Prompt: Pictures aside, quote the whole listing exactly.

━━ Supplied information ━━

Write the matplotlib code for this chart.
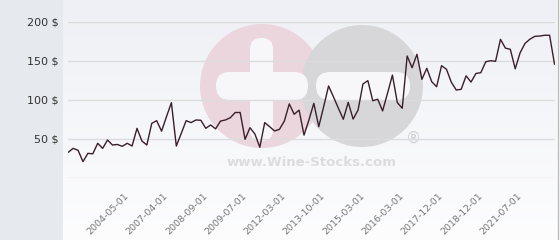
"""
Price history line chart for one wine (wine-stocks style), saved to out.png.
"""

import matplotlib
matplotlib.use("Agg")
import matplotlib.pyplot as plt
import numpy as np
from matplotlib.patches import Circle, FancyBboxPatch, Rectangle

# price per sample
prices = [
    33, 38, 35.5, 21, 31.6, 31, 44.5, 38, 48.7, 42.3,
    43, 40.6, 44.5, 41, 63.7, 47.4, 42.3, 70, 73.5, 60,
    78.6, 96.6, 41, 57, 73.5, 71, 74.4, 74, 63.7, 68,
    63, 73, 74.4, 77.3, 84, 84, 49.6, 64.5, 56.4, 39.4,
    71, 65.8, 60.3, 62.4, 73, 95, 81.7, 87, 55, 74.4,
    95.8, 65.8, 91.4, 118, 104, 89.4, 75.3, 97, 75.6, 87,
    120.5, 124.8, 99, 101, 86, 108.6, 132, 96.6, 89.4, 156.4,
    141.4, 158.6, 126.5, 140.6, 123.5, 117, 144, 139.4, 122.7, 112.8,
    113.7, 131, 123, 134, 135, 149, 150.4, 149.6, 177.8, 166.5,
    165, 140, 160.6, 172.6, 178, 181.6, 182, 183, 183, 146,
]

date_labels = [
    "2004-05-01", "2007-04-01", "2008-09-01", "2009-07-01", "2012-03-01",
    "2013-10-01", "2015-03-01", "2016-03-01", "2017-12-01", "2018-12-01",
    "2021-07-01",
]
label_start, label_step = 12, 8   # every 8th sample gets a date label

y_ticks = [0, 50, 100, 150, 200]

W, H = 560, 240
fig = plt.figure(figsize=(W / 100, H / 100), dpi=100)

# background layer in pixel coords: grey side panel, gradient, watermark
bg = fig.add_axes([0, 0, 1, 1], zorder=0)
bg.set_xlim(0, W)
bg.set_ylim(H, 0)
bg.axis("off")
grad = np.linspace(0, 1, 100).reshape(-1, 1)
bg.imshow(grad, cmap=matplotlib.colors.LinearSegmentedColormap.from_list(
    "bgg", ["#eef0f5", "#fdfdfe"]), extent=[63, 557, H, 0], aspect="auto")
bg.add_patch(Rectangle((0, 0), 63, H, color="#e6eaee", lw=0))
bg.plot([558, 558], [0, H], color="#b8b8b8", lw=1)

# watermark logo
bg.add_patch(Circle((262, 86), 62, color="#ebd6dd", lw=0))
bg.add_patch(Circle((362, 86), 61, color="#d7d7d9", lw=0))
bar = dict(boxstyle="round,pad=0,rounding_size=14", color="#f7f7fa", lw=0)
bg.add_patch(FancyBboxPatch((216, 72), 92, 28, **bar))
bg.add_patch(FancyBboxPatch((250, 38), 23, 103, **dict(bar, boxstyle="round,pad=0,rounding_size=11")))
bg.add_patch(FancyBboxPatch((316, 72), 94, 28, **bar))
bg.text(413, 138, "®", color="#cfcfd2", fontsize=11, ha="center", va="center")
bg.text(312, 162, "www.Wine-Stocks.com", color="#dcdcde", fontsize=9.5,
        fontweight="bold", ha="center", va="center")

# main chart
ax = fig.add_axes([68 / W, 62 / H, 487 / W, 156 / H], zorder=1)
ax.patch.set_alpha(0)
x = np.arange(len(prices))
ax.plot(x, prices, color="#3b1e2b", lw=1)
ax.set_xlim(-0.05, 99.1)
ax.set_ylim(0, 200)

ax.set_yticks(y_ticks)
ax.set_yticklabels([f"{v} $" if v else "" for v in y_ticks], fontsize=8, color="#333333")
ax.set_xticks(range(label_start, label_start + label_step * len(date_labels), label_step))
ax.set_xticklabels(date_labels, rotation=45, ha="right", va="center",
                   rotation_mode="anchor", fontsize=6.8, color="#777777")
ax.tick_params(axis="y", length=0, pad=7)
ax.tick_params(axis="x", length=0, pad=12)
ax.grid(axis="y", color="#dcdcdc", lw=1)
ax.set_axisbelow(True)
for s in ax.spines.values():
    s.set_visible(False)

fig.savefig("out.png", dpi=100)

━━━

Completed exercise:
Write the matplotlib code for this chart.
"""
Price history line chart for one wine (wine-stocks style), saved to out.png.
"""

import matplotlib
matplotlib.use("Agg")
import matplotlib.pyplot as plt
import numpy as np
from matplotlib.patches import Circle, FancyBboxPatch, Rectangle

# price per sample
prices = [
    33, 38, 35.5, 21, 31.6, 31, 44.5, 38, 48.7, 42.3,
    43, 40.6, 44.5, 41, 63.7, 47.4, 42.3, 70, 73.5, 60,
    78.6, 96.6, 41, 57, 73.5, 71, 74.4, 74, 63.7, 68,
    63, 73, 74.4, 77.3, 84, 84, 49.6, 64.5, 56.4, 39.4,
    71, 65.8, 60.3, 62.4, 73, 95, 81.7, 87, 55, 74.4,
    95.8, 65.8, 91.4, 118, 104, 89.4, 75.3, 97, 75.6, 87,
    120.5, 124.8, 99, 101, 86, 108.6, 132, 96.6, 89.4, 156.4,
    141.4, 158.6, 126.5, 140.6, 123.5, 117, 144, 139.4, 122.7, 112.8,
    113.7, 131, 123, 134, 135, 149, 150.4, 149.6, 177.8, 166.5,
    165, 140, 160.6, 172.6, 178, 181.6, 182, 183, 183, 146,
]

date_labels = [
    "2004-05-01", "2007-04-01", "2008-09-01", "2009-07-01", "2012-03-01",
    "2013-10-01", "2015-03-01", "2016-03-01", "2017-12-01", "2018-12-01",
    "2021-07-01",
]
label_start, label_step = 12, 8   # every 8th sample gets a date label

y_ticks = [0, 50, 100, 150, 200]

W, H = 560, 240
fig = plt.figure(figsize=(W / 100, H / 100), dpi=100)

# background layer in pixel coords: grey side panel, gradient, watermark
bg = fig.add_axes([0, 0, 1, 1], zorder=0)
bg.set_xlim(0, W)
bg.set_ylim(H, 0)
bg.axis("off")
grad = np.linspace(0, 1, 100).reshape(-1, 1)
bg.imshow(grad, cmap=matplotlib.colors.LinearSegmentedColormap.from_list(
    "bgg", ["#eef0f5", "#fdfdfe"]), extent=[63, 557, H, 0], aspect="auto")
bg.add_patch(Rectangle((0, 0), 63, H, color="#e6eaee", lw=0))
bg.plot([558, 558], [0, H], color="#b8b8b8", lw=1)

# watermark logo
bg.add_patch(Circle((262, 86), 62, color="#ebd6dd", lw=0))
bg.add_patch(Circle((362, 86), 61, color="#d7d7d9", lw=0))
bar = dict(boxstyle="round,pad=0,rounding_size=14", color="#f7f7fa", lw=0)
bg.add_patch(FancyBboxPatch((216, 72), 92, 28, **bar))
bg.add_patch(FancyBboxPatch((250, 38), 23, 103, **dict(bar, boxstyle="round,pad=0,rounding_size=11")))
bg.add_patch(FancyBboxPatch((316, 72), 94, 28, **bar))
bg.text(413, 138, "®", color="#cfcfd2", fontsize=11, ha="center", va="center")
bg.text(312, 162, "www.Wine-Stocks.com", color="#dcdcde", fontsize=9.5,
        fontweight="bold", ha="center", va="center")

# main chart
ax = fig.add_axes([68 / W, 62 / H, 487 / W, 156 / H], zorder=1)
ax.patch.set_alpha(0)
x = np.arange(len(prices))
ax.plot(x, prices, color="#3b1e2b", lw=1)
ax.set_xlim(-0.05, 99.1)
ax.set_ylim(0, 200)

ax.set_yticks(y_ticks)
ax.set_yticklabels([f"{v} $" if v else "" for v in y_ticks], fontsize=8, color="#333333")
ax.set_xticks(range(label_start, label_start + label_step * len(date_labels), label_step))
ax.set_xticklabels(date_labels, rotation=45, ha="right", va="center",
                   rotation_mode="anchor", fontsize=6.8, color="#777777")
ax.tick_params(axis="y", length=0, pad=7)
ax.tick_params(axis="x", length=0, pad=12)
ax.grid(axis="y", color="#dcdcdc", lw=1)
ax.set_axisbelow(True)
for s in ax.spines.values():
    s.set_visible(False)

fig.savefig("out.png", dpi=100)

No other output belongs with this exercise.